5) Caveats and Qualifiers – a few tips for the uninitiated:
Be watchful of contracts that taut IDIQ (Indefinite Delivery/Indefinite Quantity)- these contracts provide no formal commit. They draw suppliers in to share the program risk. Have seen IDIQ Programs that have gone through the roof, in terms of, production business and some that just fizzled, after the initial, ramp-up phase.
When your firm leverages into a Program, make every effort to understand the various phases required to reach full, deployment/production and ask the question about “recompetes” along the way. The Government/Military is noted for going back to Industry to keep the incumbent honest and to stir-up the competitive pot. Just imagine making a five-year, commit into a Program – riding it to Pre-production and them being written out of the script for full, Deployment.
Be tuned-in to the contracting terms – for example “rights in data” and “2nd sourcing,” which are standard terms for the Government/Military. What they translate to is that contractually your firm is obligated to relinquish its “secret sauce or family jewels” to the Government, during the contract period.
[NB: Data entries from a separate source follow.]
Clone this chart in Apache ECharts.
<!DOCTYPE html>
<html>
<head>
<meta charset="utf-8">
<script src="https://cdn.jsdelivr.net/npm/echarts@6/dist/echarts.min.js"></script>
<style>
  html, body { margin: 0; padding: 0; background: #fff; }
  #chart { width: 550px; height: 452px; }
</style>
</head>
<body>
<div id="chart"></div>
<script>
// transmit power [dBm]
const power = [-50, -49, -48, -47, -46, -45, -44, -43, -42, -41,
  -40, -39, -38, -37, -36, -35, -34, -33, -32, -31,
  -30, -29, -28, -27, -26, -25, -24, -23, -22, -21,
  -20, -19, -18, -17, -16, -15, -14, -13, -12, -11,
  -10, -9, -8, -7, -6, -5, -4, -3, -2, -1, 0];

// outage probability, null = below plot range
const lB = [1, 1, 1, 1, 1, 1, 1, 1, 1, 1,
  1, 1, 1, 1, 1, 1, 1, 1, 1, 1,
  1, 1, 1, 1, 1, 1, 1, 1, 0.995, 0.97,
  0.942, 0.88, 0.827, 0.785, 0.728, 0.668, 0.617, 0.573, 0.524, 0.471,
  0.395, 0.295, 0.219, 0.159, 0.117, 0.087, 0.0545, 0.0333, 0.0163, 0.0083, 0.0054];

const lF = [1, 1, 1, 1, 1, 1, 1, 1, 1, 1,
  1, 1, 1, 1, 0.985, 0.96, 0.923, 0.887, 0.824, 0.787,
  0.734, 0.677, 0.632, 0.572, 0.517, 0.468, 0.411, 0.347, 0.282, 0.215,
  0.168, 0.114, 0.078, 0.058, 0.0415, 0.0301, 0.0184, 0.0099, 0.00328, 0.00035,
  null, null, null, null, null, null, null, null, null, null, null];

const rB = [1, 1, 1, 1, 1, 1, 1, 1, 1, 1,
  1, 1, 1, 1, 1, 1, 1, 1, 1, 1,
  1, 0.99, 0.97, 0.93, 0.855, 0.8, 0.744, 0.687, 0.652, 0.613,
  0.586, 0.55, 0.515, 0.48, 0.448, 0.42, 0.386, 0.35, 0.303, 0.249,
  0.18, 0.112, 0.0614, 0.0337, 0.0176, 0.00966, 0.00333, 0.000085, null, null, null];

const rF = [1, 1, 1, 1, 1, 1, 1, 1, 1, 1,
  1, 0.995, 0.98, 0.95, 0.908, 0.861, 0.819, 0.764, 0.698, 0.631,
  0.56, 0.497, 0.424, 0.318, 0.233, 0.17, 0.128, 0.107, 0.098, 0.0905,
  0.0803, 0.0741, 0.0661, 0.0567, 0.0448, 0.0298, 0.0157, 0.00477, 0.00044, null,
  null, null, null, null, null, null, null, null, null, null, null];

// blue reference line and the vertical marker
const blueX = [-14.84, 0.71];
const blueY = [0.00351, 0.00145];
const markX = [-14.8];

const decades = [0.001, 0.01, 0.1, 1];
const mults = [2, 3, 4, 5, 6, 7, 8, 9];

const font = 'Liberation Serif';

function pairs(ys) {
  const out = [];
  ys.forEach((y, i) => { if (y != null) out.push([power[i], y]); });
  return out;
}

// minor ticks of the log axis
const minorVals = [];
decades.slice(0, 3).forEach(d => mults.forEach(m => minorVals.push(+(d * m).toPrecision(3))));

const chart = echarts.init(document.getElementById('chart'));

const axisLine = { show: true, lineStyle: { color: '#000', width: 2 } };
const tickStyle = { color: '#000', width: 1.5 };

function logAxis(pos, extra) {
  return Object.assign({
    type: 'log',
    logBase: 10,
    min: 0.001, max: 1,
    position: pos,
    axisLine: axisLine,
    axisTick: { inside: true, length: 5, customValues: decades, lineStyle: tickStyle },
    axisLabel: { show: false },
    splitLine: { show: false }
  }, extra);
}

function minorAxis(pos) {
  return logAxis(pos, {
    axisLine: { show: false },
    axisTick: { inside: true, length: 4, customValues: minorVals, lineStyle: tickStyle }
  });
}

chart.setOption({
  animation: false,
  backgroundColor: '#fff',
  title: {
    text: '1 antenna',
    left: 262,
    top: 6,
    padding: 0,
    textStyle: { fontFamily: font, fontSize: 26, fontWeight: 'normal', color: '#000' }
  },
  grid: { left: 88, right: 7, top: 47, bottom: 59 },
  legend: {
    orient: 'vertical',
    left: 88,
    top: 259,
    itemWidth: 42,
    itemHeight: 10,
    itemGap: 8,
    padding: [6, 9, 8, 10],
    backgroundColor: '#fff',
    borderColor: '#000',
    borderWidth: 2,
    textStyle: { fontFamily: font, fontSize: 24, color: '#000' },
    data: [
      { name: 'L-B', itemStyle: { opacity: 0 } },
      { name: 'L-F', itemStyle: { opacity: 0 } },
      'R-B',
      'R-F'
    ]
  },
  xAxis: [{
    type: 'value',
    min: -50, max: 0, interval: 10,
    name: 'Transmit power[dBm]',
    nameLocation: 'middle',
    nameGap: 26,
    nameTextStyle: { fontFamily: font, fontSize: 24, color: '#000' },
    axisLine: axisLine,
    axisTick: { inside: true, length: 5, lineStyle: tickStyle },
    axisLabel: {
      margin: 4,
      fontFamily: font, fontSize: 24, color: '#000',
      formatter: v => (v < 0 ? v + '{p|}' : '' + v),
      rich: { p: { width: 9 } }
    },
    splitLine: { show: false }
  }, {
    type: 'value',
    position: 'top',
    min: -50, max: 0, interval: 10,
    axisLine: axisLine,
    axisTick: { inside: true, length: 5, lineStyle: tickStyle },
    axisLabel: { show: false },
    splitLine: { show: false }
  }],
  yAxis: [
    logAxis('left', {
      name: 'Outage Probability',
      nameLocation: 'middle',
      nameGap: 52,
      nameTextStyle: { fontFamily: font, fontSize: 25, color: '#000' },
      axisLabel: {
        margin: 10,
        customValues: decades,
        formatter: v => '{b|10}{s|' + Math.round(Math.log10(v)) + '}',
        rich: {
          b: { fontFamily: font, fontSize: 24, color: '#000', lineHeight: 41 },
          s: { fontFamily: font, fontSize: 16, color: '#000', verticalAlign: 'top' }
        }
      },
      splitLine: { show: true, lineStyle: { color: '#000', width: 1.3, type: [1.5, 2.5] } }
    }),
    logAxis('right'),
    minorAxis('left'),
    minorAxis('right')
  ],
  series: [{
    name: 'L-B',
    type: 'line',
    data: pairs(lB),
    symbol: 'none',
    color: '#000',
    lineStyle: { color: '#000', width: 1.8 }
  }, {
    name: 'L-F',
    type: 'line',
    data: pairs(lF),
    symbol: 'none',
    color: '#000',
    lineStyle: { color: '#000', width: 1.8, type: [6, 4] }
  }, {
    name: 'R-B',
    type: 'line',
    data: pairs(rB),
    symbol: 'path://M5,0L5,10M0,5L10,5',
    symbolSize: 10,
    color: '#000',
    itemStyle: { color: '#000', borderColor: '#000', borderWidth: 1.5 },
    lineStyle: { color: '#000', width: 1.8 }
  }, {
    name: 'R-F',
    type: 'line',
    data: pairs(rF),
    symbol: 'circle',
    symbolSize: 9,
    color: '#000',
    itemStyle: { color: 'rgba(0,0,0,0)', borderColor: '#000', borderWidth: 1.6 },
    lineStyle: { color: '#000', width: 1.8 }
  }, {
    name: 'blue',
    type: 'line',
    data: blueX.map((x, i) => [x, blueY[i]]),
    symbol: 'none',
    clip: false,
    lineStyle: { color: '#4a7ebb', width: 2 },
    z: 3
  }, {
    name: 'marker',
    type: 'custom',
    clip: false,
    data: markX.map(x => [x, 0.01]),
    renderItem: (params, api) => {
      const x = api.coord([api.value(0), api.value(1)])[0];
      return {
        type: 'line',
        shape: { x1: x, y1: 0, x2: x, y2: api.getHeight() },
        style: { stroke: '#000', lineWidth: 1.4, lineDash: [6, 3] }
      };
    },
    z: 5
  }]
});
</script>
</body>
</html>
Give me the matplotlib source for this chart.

This allows the Government at any time to transfer this and set-up a 2nd source that will replace your content. There are many, valid reasons why the Government would exercise this provision, however it results in your firm being displaced.
This article is not intended to simplify or provide a tree-top view of what is required to make it in the Defense and Military Market.
In fact, the real game requires other drivers and it is more demanding and relentless. In the final analysis there are no guarantees. This article is instructional in-scope.
Conversely, the Defense and Military Market continues to have attraction and is one of the most, predictable Industry segments, which provides sustainable dividends.
Although this Market segment continues to morph and evolve, it continues to be one of the most compelling segments, in terms of, the technology developments/advancements that support active programs, platforms and applications. Whether your firms is extending its reach or is dedicated, having a Defense and Military segment in your firm’s portfolio is a smart move.